No entanto, os fiéis têm o direito, e algumas vezes o dever, de expressar os seus pensamentos sobre o bem da Igreja aos Pastores, conforme exigido pelo Código de Direito Canónico. Certamente, neste tempo de precariedade, a solução parece ser o autoritarismo, “na esfera política isto é evidente”, mas o verdadeiro zelo está na equidade, não na uniformidade, recorda o Papa. 

Amargura entre os sacerdotes

Uma terceira causa de amargura nos sacerdotes pode vir dos problemas “entre nós”, ressalta Francisco. O presbítero nos últimos tempos sofreu “os golpes de escândalos, financeiros e sexuais” e a suspeita tornou as relações mais frias e formais:

Diante de escândalos, o maligno nos tenta, impelindo-nos a uma visão “donatista” da Igreja: dentro dos impecáveis, fora os que erram! Temos falsas concepções da Igreja militante, numa espécie de puritanismo eclesiológico. A Noiva de Cristo é e continua a ser o campo em que o trigo e o joio crescem até à parusia. Quem não se apropriou desta visão evangélica da realidade, expõe-se à amarguras indizíveis e inúteis. No entanto, os pecados públicos e divulgados do clero tornaram todos mais cautelosos e menos dispostos a criar laços significativos, sobretudo em relação à  partilha da fé. 
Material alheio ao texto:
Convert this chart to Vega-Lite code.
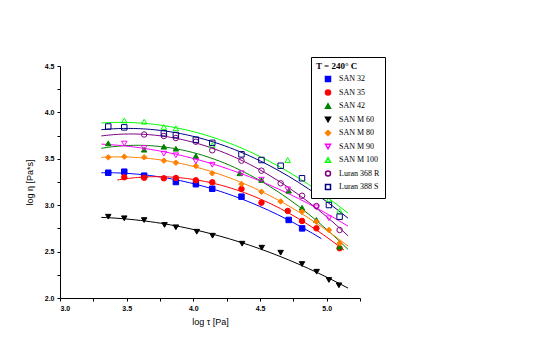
{
  "$schema": "https://vega.github.io/schema/vega-lite/v6.json",
  "width": 300,
  "height": 232,
  "autosize": "none",
  "padding": {"left": 60, "top": 66, "right": 180, "bottom": 63},
  "background": "white",
  "config": {
    "view": {"stroke": null},
    "axis": {
      "domainColor": "black", "tickColor": "black", "labelColor": "black", "titleColor": "black",
      "grid": false, "labelFont": "Liberation Sans", "labelFontSize": 7, "labelFontWeight": "bold",
      "titleFont": "Liberation Sans", "titleFontSize": 9, "titleFontWeight": "normal", "tickSize": 3
    },
    "legend": {
      "orient": "none", "legendX": 251, "legendY": -9,
      "fillColor": "white", "strokeColor": "black", "padding": 5,
      "titleFont": "Liberation Serif", "titleFontSize": 9, "titleFontWeight": "bold", "titleColor": "black",
      "labelFont": "Liberation Serif", "labelFontSize": 8, "labelColor": "black",
      "rowPadding": 1.5, "symbolSize": 25, "symbolOffset": 8, "labelOffset": 7, "titlePadding": 4
    }
  },
  "data": {"values": [
    {"s": "SAN 32", "x": 3.362, "y": 3.350},
    {"s": "SAN 32", "x": 3.482, "y": 3.361},
    {"s": "SAN 32", "x": 3.631, "y": 3.318},
    {"s": "SAN 32", "x": 3.869, "y": 3.250},
    {"s": "SAN 32", "x": 4.019, "y": 3.226},
    {"s": "SAN 32", "x": 4.142, "y": 3.177},
    {"s": "SAN 32", "x": 4.361, "y": 3.092},
    {"s": "SAN 32", "x": 4.715, "y": 2.841},
    {"s": "SAN 32", "x": 4.816, "y": 2.750},
    {"s": "SAN 35", "x": 3.482, "y": 3.301},
    {"s": "SAN 35", "x": 3.631, "y": 3.296},
    {"s": "SAN 35", "x": 3.779, "y": 3.290},
    {"s": "SAN 35", "x": 3.869, "y": 3.293},
    {"s": "SAN 35", "x": 4.019, "y": 3.268},
    {"s": "SAN 35", "x": 4.142, "y": 3.247},
    {"s": "SAN 35", "x": 4.361, "y": 3.175},
    {"s": "SAN 35", "x": 4.511, "y": 3.027},
    {"s": "SAN 35", "x": 4.708, "y": 2.938},
    {"s": "SAN 35", "x": 4.815, "y": 2.830},
    {"s": "SAN 35", "x": 4.923, "y": 2.751},
    {"s": "SAN 35", "x": 5.097, "y": 2.536},
    {"s": "SAN 42", "x": 3.362, "y": 3.667},
    {"s": "SAN 42", "x": 3.631, "y": 3.598},
    {"s": "SAN 42", "x": 3.779, "y": 3.630},
    {"s": "SAN 42", "x": 3.869, "y": 3.609},
    {"s": "SAN 42", "x": 4.019, "y": 3.530},
    {"s": "SAN 42", "x": 4.348, "y": 3.344},
    {"s": "SAN 42", "x": 4.511, "y": 3.272},
    {"s": "SAN 42", "x": 4.715, "y": 3.156},
    {"s": "SAN 42", "x": 4.815, "y": 2.973},
    {"s": "SAN 42", "x": 4.923, "y": 2.841},
    {"s": "SAN 42", "x": 5.097, "y": 2.553},
    {"s": "SAN M 60", "x": 3.362, "y": 2.876},
    {"s": "SAN M 60", "x": 3.482, "y": 2.859},
    {"s": "SAN M 60", "x": 3.631, "y": 2.840},
    {"s": "SAN M 60", "x": 3.784, "y": 2.787},
    {"s": "SAN M 60", "x": 3.869, "y": 2.762},
    {"s": "SAN M 60", "x": 4.026, "y": 2.714},
    {"s": "SAN M 60", "x": 4.144, "y": 2.671},
    {"s": "SAN M 60", "x": 4.366, "y": 2.585},
    {"s": "SAN M 60", "x": 4.513, "y": 2.542},
    {"s": "SAN M 60", "x": 4.655, "y": 2.488},
    {"s": "SAN M 60", "x": 4.815, "y": 2.366},
    {"s": "SAN M 60", "x": 4.925, "y": 2.283},
    {"s": "SAN M 60", "x": 5.017, "y": 2.194},
    {"s": "SAN M 60", "x": 5.092, "y": 2.137},
    {"s": "SAN M 80", "x": 3.362, "y": 3.516},
    {"s": "SAN M 80", "x": 3.482, "y": 3.523},
    {"s": "SAN M 80", "x": 3.631, "y": 3.516},
    {"s": "SAN M 80", "x": 3.779, "y": 3.480},
    {"s": "SAN M 80", "x": 3.869, "y": 3.458},
    {"s": "SAN M 80", "x": 4.019, "y": 3.422},
    {"s": "SAN M 80", "x": 4.142, "y": 3.344},
    {"s": "SAN M 80", "x": 4.361, "y": 3.228},
    {"s": "SAN M 80", "x": 4.511, "y": 3.145},
    {"s": "SAN M 80", "x": 4.655, "y": 3.040},
    {"s": "SAN M 80", "x": 4.815, "y": 2.930},
    {"s": "SAN M 80", "x": 4.923, "y": 2.822},
    {"s": "SAN M 80", "x": 5.017, "y": 2.733},
    {"s": "SAN M 80", "x": 5.097, "y": 2.589},
    {"s": "SAN M 90", "x": 3.482, "y": 3.664},
    {"s": "SAN M 90", "x": 3.631, "y": 3.616},
    {"s": "SAN M 90", "x": 3.779, "y": 3.555},
    {"s": "SAN M 90", "x": 3.869, "y": 3.538},
    {"s": "SAN M 90", "x": 4.019, "y": 3.473},
    {"s": "SAN M 90", "x": 4.142, "y": 3.436},
    {"s": "SAN M 90", "x": 4.361, "y": 3.344},
    {"s": "SAN M 90", "x": 4.511, "y": 3.275},
    {"s": "SAN M 90", "x": 4.708, "y": 3.171},
    {"s": "SAN M 90", "x": 4.923, "y": 2.977},
    {"s": "SAN M 90", "x": 5.017, "y": 2.859},
    {"s": "SAN M 100", "x": 3.482, "y": 3.913},
    {"s": "SAN M 100", "x": 3.631, "y": 3.900},
    {"s": "SAN M 100", "x": 3.779, "y": 3.843},
    {"s": "SAN M 100", "x": 3.869, "y": 3.829},
    {"s": "SAN M 100", "x": 4.142, "y": 3.649},
    {"s": "SAN M 100", "x": 4.708, "y": 3.487},
    {"s": "SAN M 100", "x": 5.017, "y": 3.061},
    {"s": "SAN M 100", "x": 5.097, "y": 2.938},
    {"s": "Luran 368 R", "x": 3.631, "y": 3.762},
    {"s": "Luran 368 R", "x": 3.779, "y": 3.746},
    {"s": "Luran 368 R", "x": 3.869, "y": 3.724},
    {"s": "Luran 368 R", "x": 4.019, "y": 3.684},
    {"s": "Luran 368 R", "x": 4.142, "y": 3.592},
    {"s": "Luran 368 R", "x": 4.361, "y": 3.480},
    {"s": "Luran 368 R", "x": 4.511, "y": 3.372},
    {"s": "Luran 368 R", "x": 4.655, "y": 3.236},
    {"s": "Luran 368 R", "x": 4.815, "y": 3.102},
    {"s": "Luran 368 R", "x": 4.923, "y": 2.991},
    {"s": "Luran 368 R", "x": 5.097, "y": 2.733},
    {"s": "Luran 388 S", "x": 3.362, "y": 3.848},
    {"s": "Luran 388 S", "x": 3.482, "y": 3.839},
    {"s": "Luran 388 S", "x": 3.779, "y": 3.775},
    {"s": "Luran 388 S", "x": 3.869, "y": 3.756},
    {"s": "Luran 388 S", "x": 4.019, "y": 3.706},
    {"s": "Luran 388 S", "x": 4.142, "y": 3.672},
    {"s": "Luran 388 S", "x": 4.361, "y": 3.548},
    {"s": "Luran 388 S", "x": 4.511, "y": 3.487},
    {"s": "Luran 388 S", "x": 4.655, "y": 3.425},
    {"s": "Luran 388 S", "x": 4.815, "y": 3.290},
    {"s": "Luran 388 S", "x": 5.017, "y": 3.002},
    {"s": "Luran 388 S", "x": 5.097, "y": 2.876}
  ]},
  "encoding": {
    "x": {
      "field": "x", "type": "quantitative",
      "scale": {"domain": [3, 5.25], "nice": false, "zero": false},
      "axis": {
        "title": "log τ [Pa]", "values": [3, 3.25, 3.5, 3.75, 4, 4.25, 4.5, 4.75, 5, 5.25],
        "labelExpr": "datum.value % 0.5 == 0 ? format(datum.value, '.1f') : ''",
        "labelPadding": 3, "titlePadding": 6
      }
    },
    "y": {
      "field": "y", "type": "quantitative",
      "scale": {"domain": [2, 4.5], "nice": false, "zero": false},
      "axis": {
        "title": "log η [Pa*s]", "values": [2, 2.25, 2.5, 2.75, 3, 3.25, 3.5, 3.75, 4, 4.25, 4.5],
        "labelExpr": "datum.value % 0.5 == 0 ? format(datum.value, '.1f') : ''",
        "labelPadding": 3, "titlePadding": 10
      }
    },
    "stroke": {
      "field": "s", "type": "nominal",
      "scale": {
        "domain": ["SAN 32", "SAN 35", "SAN 42", "SAN M 60", "SAN M 80", "SAN M 90", "SAN M 100", "Luran 368 R", "Luran 388 S"],
        "range": ["#0000ff", "#ff0000", "#008000", "#000000", "#ff8000", "#ff00ff", "#00ff00", "#800080", "#000080"]
      },
      "legend": {"title": "T = 240° C"}
    }
  },
  "layer": [
    {
      "transform": [
        {"filter": "datum.s != 'SAN 32' && datum.s != 'SAN 35'"},
        {"regression": "y", "on": "x", "groupby": ["s"], "method": "poly", "order": 2, "extent": [3.31, 5.16]}
      ],
      "mark": {"type": "line", "strokeWidth": 1}
    },
    {
      "transform": [
        {"filter": "datum.s == 'SAN 32'"},
        {"regression": "y", "on": "x", "groupby": ["s"], "method": "poly", "order": 2, "extent": [3.31, 4.96]}
      ],
      "mark": {"type": "line", "strokeWidth": 1}
    },
    {
      "transform": [
        {"filter": "datum.s == 'SAN 35'"},
        {"regression": "y", "on": "x", "groupby": ["s"], "method": "poly", "order": 2, "extent": [3.43, 5.13]}
      ],
      "mark": {"type": "line", "strokeWidth": 1}
    },
    {
      "mark": {"type": "point", "size": 30, "strokeWidth": 1, "opacity": 1},
      "encoding": {
        "shape": {
          "field": "s", "type": "nominal",
          "scale": {
            "domain": ["SAN 32", "SAN 35", "SAN 42", "SAN M 60", "SAN M 80", "SAN M 90", "SAN M 100", "Luran 368 R", "Luran 388 S"],
            "range": ["square", "circle", "triangle-up", "triangle-down", "diamond", "triangle-down", "triangle-up", "circle", "square"]
          },
          "legend": {"title": "T = 240° C"}
        },
        "fill": {
          "field": "s", "type": "nominal",
          "scale": {
            "domain": ["SAN 32", "SAN 35", "SAN 42", "SAN M 60", "SAN M 80", "SAN M 90", "SAN M 100", "Luran 368 R", "Luran 388 S"],
            "range": ["#0000ff", "#ff0000", "#008000", "#000000", "#ff8000", "transparent", "transparent", "transparent", "transparent"]
          },
          "legend": {"title": "T = 240° C"}
        }
      }
    }
  ]
}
O povo de Deus espera pessoas que reconciliam

Na conclusão, Francisco ressalta que o povo de Deus “os conhece melhor que ninguém”:
É muito respeitoso, sabe acompanhar e cuidar dos seus pastores. Conhece as nossas amarguras e pede ao Senhor por nós. Unamos as nossas orações às suas e peçamos ao Senhor para que transforme as nossas amarguras em água fresca para o seu povo. Peçamos ao Senhor para que nos dê a capacidade de reconhecer o que nos está a margurar e nos deixar-se transformar, sermos pessoas reconciliadas que reconciliam, pacíficas que pacificam, cheias de esperança que infundem esperança. O povo de Deus espera de nós, mestres de espírito, capazes de indicar os poços de água fresca no meio do deserto.